Now, Hassan wants the Federal Trade Commission to look at these digital boxes of goodies and it seems that will be happening. When? Well, at present, that’s still anyone’s guess, but I imagine it will not be the biggest priority.

That said, some countries have already started making rules and regulations regarding loot boxes and in-game purchases, so maybe the US will follow suit.

Loot boxes in video games

At one point, it seemed that loot boxes were limited to free-to-play mobile games, but that quickly changed as game companies started using it for ways to acquire new cosmetic items and other in-game bonuses. Hell, I’m guilty of indulging in them – I open my fair share of loot boxes in Rocket League.

But where I, and many, draw the line are on games that literally have content, characters, and power-ups that directly influence the game locked behind randomized loot drops from real-money loot boxes. One of the most prominent and recent examples would be EA’s Battlefront II which received tons of backlash.

It’s the randomization of it that makes it so bad. Look at Fortnite – while you may have some people upset about new skins being released what seems like every day, the game is free to download and when you buy something you know exactly what you are getting. For me, and many others, that’s the difference.

And quickly, without getting too off track, my issue with in-game purchases as a whole is that if I’m paying $60+ for a game and $20-30 a piece for expansions, I don’t want to ever feel like I need to spend more money. I understand game development is expensive, I understand it’s about the shareholders as much as it is the gamers, but at the end of the day, I don’t care.  Shew, ok, anyway, off the soap back and back to loot boxes.

Are loot boxes gambling?

The Entertainment Software Association was quick to respond, telling Polygon,

Loot boxes are one way that players can enhance the experience that video games offer. Contrary to assertions, loot boxes are not gambling. They have no real-world value, players always receive something that enhances their experience, and they are entirely optional to purchase. They can enhance the experience for those who choose to use them, but have no impact on those who do not.

Ok, let’s unpack this – the simple answer is no, this isn’t correct. Some loot boxes and their contents absolutely have real-world value. Games like Overwatch get around this by not allowing trading which makes the items essentially worthless, but if we’re using Rocket League as an example again, I just – I mean, my friend just sold a Black Market Decal (very rare car skin) for $20 PayPal. So to say there is no value is simply wrong.

Also, even without trading, some loot boxes absolutely affect the experience for gamers.
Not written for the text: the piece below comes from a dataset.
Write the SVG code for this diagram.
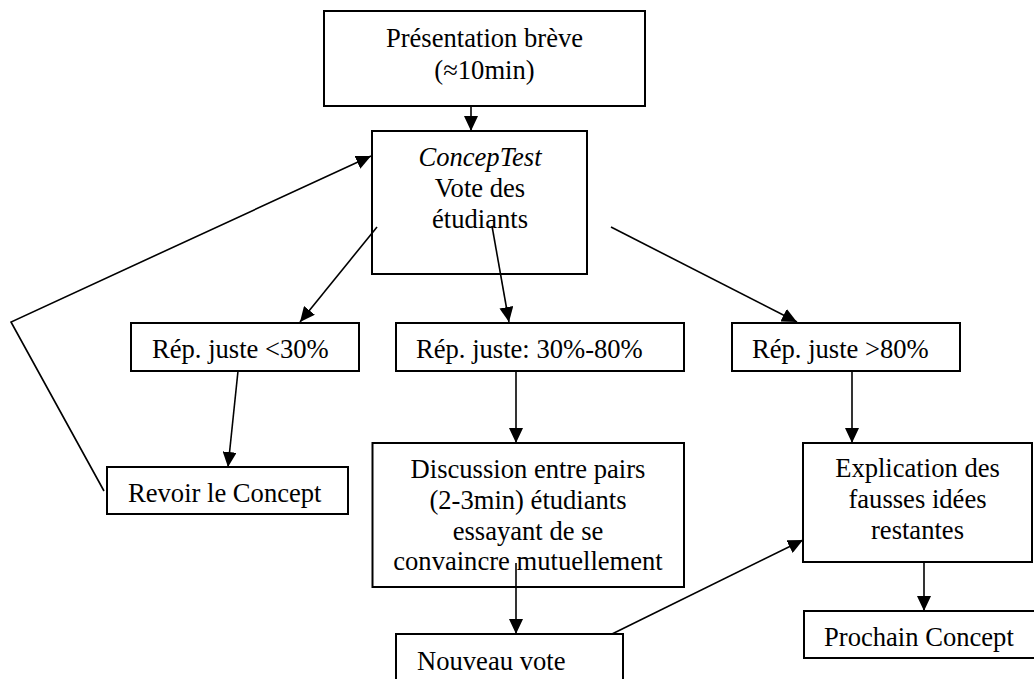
<svg xmlns="http://www.w3.org/2000/svg" width="1034" height="679" viewBox="0 0 1034 679">
<style>
.box{fill:#fff;stroke:#000;stroke-width:2}
.t{font-family:"Liberation Serif","Times New Roman",serif;font-size:26.6px;fill:#000}
.c{text-anchor:middle}
.conn line,.conn polyline{stroke:#000;stroke-width:1.6;fill:none}
</style>
<defs>
<marker id="ah" markerUnits="userSpaceOnUse" markerWidth="16" markerHeight="14" refX="15" refY="7" orient="auto">
<path d="M0,0 L15,7 L0,14 z" fill="#000"/>
</marker>
</defs>
<rect width="1034" height="679" fill="#fff"/>
<g id="n-presentation">
<rect class="box" x="324" y="11" width="321" height="95"/>
<text class="t c" x="484.5" y="46.5">Présentation brève</text>
<text class="t c" x="484.5" y="78.5">(≈10min)</text>
</g>
<g id="n-conceptest">
<rect class="box" x="372" y="131" width="215" height="143"/>
<text class="t c" x="480" y="166" font-style="italic">ConcepTest</text>
<text class="t c" x="480" y="197">Vote des</text>
<text class="t c" x="480" y="228">étudiants</text>
</g>
<g id="n-low">
<rect class="box" x="131" y="323" width="228" height="48"/>
<text class="t" x="152" y="358">Rép. juste &lt;30%</text>
</g>
<g id="n-mid">
<rect class="box" x="396" y="323" width="288" height="48"/>
<text class="t" x="416" y="358">Rép. juste: 30%-80%</text>
</g>
<g id="n-high">
<rect class="box" x="732" y="323" width="228" height="48"/>
<text class="t" x="752" y="358">Rép. juste &gt;80%</text>
</g>
<g id="n-revoir">
<rect class="box" x="107" y="467" width="241" height="47"/>
<text class="t" x="128" y="501.5">Revoir le Concept</text>
</g>
<g id="n-discussion">
<rect class="box" x="372.5" y="443" width="311.5" height="144"/>
<text class="t c" x="528" y="478">Discussion entre pairs</text>
<text class="t c" x="528" y="509">(2-3min) étudiants</text>
<text class="t c" x="528" y="540">essayant de se</text>
<text class="t c" x="528" y="570">convaincre mutuellement</text>
</g>
<g id="n-nouveau">
<rect class="box" x="396" y="634" width="227" height="60"/>
<text class="t" x="417" y="670">Nouveau vote</text>
</g>
<g id="n-explication">
<rect class="box" x="803" y="443" width="229" height="119"/>
<text class="t c" x="917.5" y="477">Explication des</text>
<text class="t c" x="917.5" y="508">fausses idées</text>
<text class="t c" x="917.5" y="539">restantes</text>
</g>
<g id="n-prochain">
<rect class="box" x="804" y="611" width="240" height="47"/>
<text class="t" x="824" y="646">Prochain Concept</text>
</g>
<g id="connectors" class="conn">
<line x1="471" y1="107" x2="471" y2="131" marker-end="url(#ah)"/>
<polyline points="104,491 11,322 371,156" marker-end="url(#ah)"/>
<line x1="377" y1="227" x2="300" y2="322" marker-end="url(#ah)"/>
<line x1="492" y1="226" x2="509" y2="322" marker-end="url(#ah)"/>
<line x1="611" y1="227" x2="797" y2="322" marker-end="url(#ah)"/>
<line x1="238" y1="371" x2="228" y2="467" marker-end="url(#ah)"/>
<line x1="516" y1="371" x2="516" y2="443" marker-end="url(#ah)"/>
<line x1="516" y1="563" x2="516" y2="634" marker-end="url(#ah)"/>
<line x1="852" y1="371" x2="852" y2="443" marker-end="url(#ah)"/>
<line x1="924" y1="562" x2="924" y2="611" marker-end="url(#ah)"/>
<line x1="612" y1="634" x2="803" y2="540" marker-end="url(#ah)"/>
</g>
</svg>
Take Elder Scrolls Online, for example. While most items that dropped from its loot boxes were cosmetic, they also had the chance to drop valuable XP boosts that would drastically change your experience if you purchased enough of the boxes and lucked out on XP boosts.

What will come of the FTC’s eventual investigation? Honestly, that’s anyone’s guess, but for once, I’m glad the government is getting involved.